*INSTRUCTIONS TO FOLLOW*
Copy nothing but the text: reproduce each line of the listing exactly and leave the pictures out.

*INFORMATION PROVIDED*
====================
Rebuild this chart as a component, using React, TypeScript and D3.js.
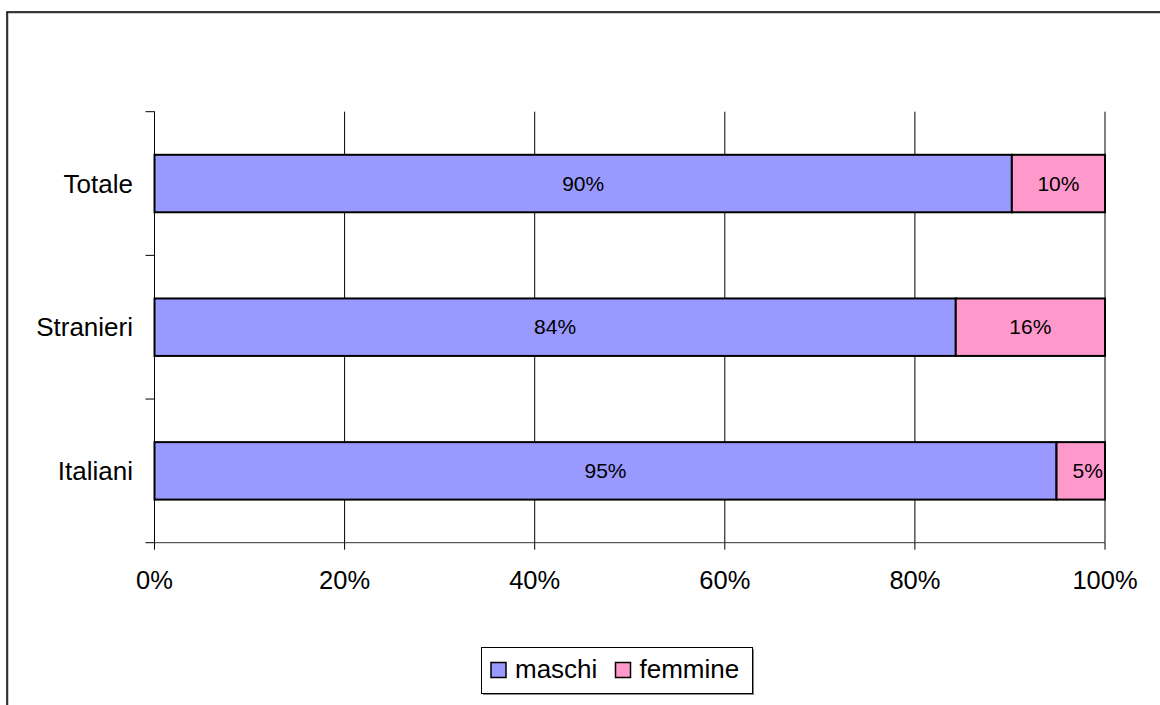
import React from 'react';
import * as d3 from 'd3';

// categories top to bottom, values in %
const categories = ['Totale', 'Stranieri', 'Italiani'];
const maschi = [90.2, 84.3, 94.9];
const femmine = [9.8, 15.7, 5.1];
const seriesNames = ['maschi', 'femmine'];
const seriesColors = ['#9999FF', '#FF99CC'];
const xTicks = [0, 20, 40, 60, 80, 100];

const W = 1160;
const H = 705;
const font = 'Arial, "Liberation Sans", sans-serif';

const App = () => {
  const left = 154.5, right = 1105, top = 111.7, bottom = 542.7;

  const x = d3.scaleLinear().domain([0, 100]).range([left, right]);
  const y = d3.scaleBand().domain(categories).range([top, bottom]).paddingInner(0.6).paddingOuter(0.3);
  const band = d3.scaleBand().domain(categories).range([top, bottom]);

  const stack = d3.stack<any>().keys(seriesNames)(
    categories.map((c, i) => ({ cat: c, maschi: maschi[i], femmine: femmine[i] }))
  );

  return (
    <svg width={W} height={H} style={{ position: 'absolute', left: 0, top: 0, background: '#fff' }}>
      {/* outer chart frame (continues past the picture) */}
      <rect x={8} y={13} width={1200} height={800} fill="none" stroke="#999" strokeWidth={1} />
      <rect x={7} y={12} width={1200} height={800} fill="none" stroke="#000" strokeWidth={1.5} />

      {/* vertical gridlines */}
      {xTicks.map(t => (
        <line key={'g' + t} x1={x(t)} x2={x(t)} y1={top} y2={bottom} stroke="#000" strokeWidth={1} />
      ))}

      {/* x axis */}
      <line x1={left} x2={right} y1={bottom} y2={bottom} stroke="#333" strokeWidth={1} />
      {xTicks.map(t => (
        <g key={'t' + t}>
          <line x1={x(t)} x2={x(t)} y1={bottom} y2={bottom + 7} stroke="#000" />
          <text x={x(t)} y={bottom + 46} textAnchor="middle" fontFamily={font} fontSize={25.5} fill="#000">
            {t + '%'}
          </text>
        </g>
      ))}

      {/* y axis */}
      <line x1={left} x2={left} y1={top} y2={bottom} stroke="#000" strokeWidth={1} />
      {[...categories.map(c => band(c)!), bottom].map((v, i) => (
        <line key={'yt' + i} x1={left - 9} x2={left} y1={v} y2={v} stroke="#000" />
      ))}
      {categories.map(c => (
        <text key={'c' + c} x={133} y={y(c)! + y.bandwidth() / 2 + 9} textAnchor="end"
          fontFamily={font} fontSize={26} fill="#000">
          {c}
        </text>
      ))}

      {/* bars */}
      <defs>
        <clipPath id="plotclip">
          <rect x={left} y={top - 10} width={right - left} height={bottom - top + 20} />
        </clipPath>
      </defs>
      {stack.map((s, si) => (
        <g key={s.key}>
          {s.map((d, i) => (
            <rect key={i} x={x(d[0])} y={y(categories[i])} width={x(d[1]) - x(d[0])} height={y.bandwidth()}
              fill={seriesColors[si]} stroke="#000" strokeWidth={2} />
          ))}
        </g>
      ))}
      <g clipPath="url(#plotclip)">
        {stack.map((s, si) =>
          s.map((d, i) => (
            <text key={s.key + i} x={(x(d[0]) + x(d[1])) / 2 + (d[1] - d[0] < 7 ? 7 : 0)}
              y={y(categories[i])! + y.bandwidth() / 2 + 7} textAnchor="middle"
              fontFamily={font} fontSize={21} fill="#000">
              {Math.round(d[1] - d[0]) + '%'}
            </text>
          ))
        )}
      </g>

      {/* legend */}
      <rect x={483} y={649} width={271} height={46} fill="#888" />
      <rect x={481.5} y={647.5} width={271} height={46} fill="#fff" stroke="#000" strokeWidth={1} />
      {seriesNames.map((n, i) => {
        const lx = [491, 615.5][i];
        return (
          <g key={'l' + n}>
            <rect x={lx} y={662.5} width={15} height={15} fill={seriesColors[i]} stroke="#000" strokeWidth={1.5} />
            <text x={lx + 24} y={678} fontFamily={font} fontSize={26} fill="#000">{n}</text>
          </g>
        );
      })}
    </svg>
  );
};

export default App;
====================
*THE RESULT*
Rebuild this chart as a component, using React, TypeScript and D3.js.
import React from 'react';
import * as d3 from 'd3';

// categories top to bottom, values in %
const categories = ['Totale', 'Stranieri', 'Italiani'];
const maschi = [90.2, 84.3, 94.9];
const femmine = [9.8, 15.7, 5.1];
const seriesNames = ['maschi', 'femmine'];
const seriesColors = ['#9999FF', '#FF99CC'];
const xTicks = [0, 20, 40, 60, 80, 100];

const W = 1160;
const H = 705;
const font = 'Arial, "Liberation Sans", sans-serif';

const App = () => {
  const left = 154.5, right = 1105, top = 111.7, bottom = 542.7;

  const x = d3.scaleLinear().domain([0, 100]).range([left, right]);
  const y = d3.scaleBand().domain(categories).range([top, bottom]).paddingInner(0.6).paddingOuter(0.3);
  const band = d3.scaleBand().domain(categories).range([top, bottom]);

  const stack = d3.stack<any>().keys(seriesNames)(
    categories.map((c, i) => ({ cat: c, maschi: maschi[i], femmine: femmine[i] }))
  );

  return (
    <svg width={W} height={H} style={{ position: 'absolute', left: 0, top: 0, background: '#fff' }}>
      {/* outer chart frame (continues past the picture) */}
      <rect x={8} y={13} width={1200} height={800} fill="none" stroke="#999" strokeWidth={1} />
      <rect x={7} y={12} width={1200} height={800} fill="none" stroke="#000" strokeWidth={1.5} />

      {/* vertical gridlines */}
      {xTicks.map(t => (
        <line key={'g' + t} x1={x(t)} x2={x(t)} y1={top} y2={bottom} stroke="#000" strokeWidth={1} />
      ))}

      {/* x axis */}
      <line x1={left} x2={right} y1={bottom} y2={bottom} stroke="#333" strokeWidth={1} />
      {xTicks.map(t => (
        <g key={'t' + t}>
          <line x1={x(t)} x2={x(t)} y1={bottom} y2={bottom + 7} stroke="#000" />
          <text x={x(t)} y={bottom + 46} textAnchor="middle" fontFamily={font} fontSize={25.5} fill="#000">
            {t + '%'}
          </text>
        </g>
      ))}

      {/* y axis */}
      <line x1={left} x2={left} y1={top} y2={bottom} stroke="#000" strokeWidth={1} />
      {[...categories.map(c => band(c)!), bottom].map((v, i) => (
        <line key={'yt' + i} x1={left - 9} x2={left} y1={v} y2={v} stroke="#000" />
      ))}
      {categories.map(c => (
        <text key={'c' + c} x={133} y={y(c)! + y.bandwidth() / 2 + 9} textAnchor="end"
          fontFamily={font} fontSize={26} fill="#000">
          {c}
        </text>
      ))}

      {/* bars */}
      <defs>
        <clipPath id="plotclip">
          <rect x={left} y={top - 10} width={right - left} height={bottom - top + 20} />
        </clipPath>
      </defs>
      {stack.map((s, si) => (
        <g key={s.key}>
          {s.map((d, i) => (
            <rect key={i} x={x(d[0])} y={y(categories[i])} width={x(d[1]) - x(d[0])} height={y.bandwidth()}
              fill={seriesColors[si]} stroke="#000" strokeWidth={2} />
          ))}
        </g>
      ))}
      <g clipPath="url(#plotclip)">
        {stack.map((s, si) =>
          s.map((d, i) => (
            <text key={s.key + i} x={(x(d[0]) + x(d[1])) / 2 + (d[1] - d[0] < 7 ? 7 : 0)}
              y={y(categories[i])! + y.bandwidth() / 2 + 7} textAnchor="middle"
              fontFamily={font} fontSize={21} fill="#000">
              {Math.round(d[1] - d[0]) + '%'}
            </text>
          ))
        )}
      </g>

      {/* legend */}
      <rect x={483} y={649} width={271} height={46} fill="#888" />
      <rect x={481.5} y={647.5} width={271} height={46} fill="#fff" stroke="#000" strokeWidth={1} />
      {seriesNames.map((n, i) => {
        const lx = [491, 615.5][i];
        return (
          <g key={'l' + n}>
            <rect x={lx} y={662.5} width={15} height={15} fill={seriesColors[i]} stroke="#000" strokeWidth={1.5} />
            <text x={lx + 24} y={678} fontFamily={font} fontSize={26} fill="#000">{n}</text>
          </g>
        );
      })}
    </svg>
  );
};

export default App;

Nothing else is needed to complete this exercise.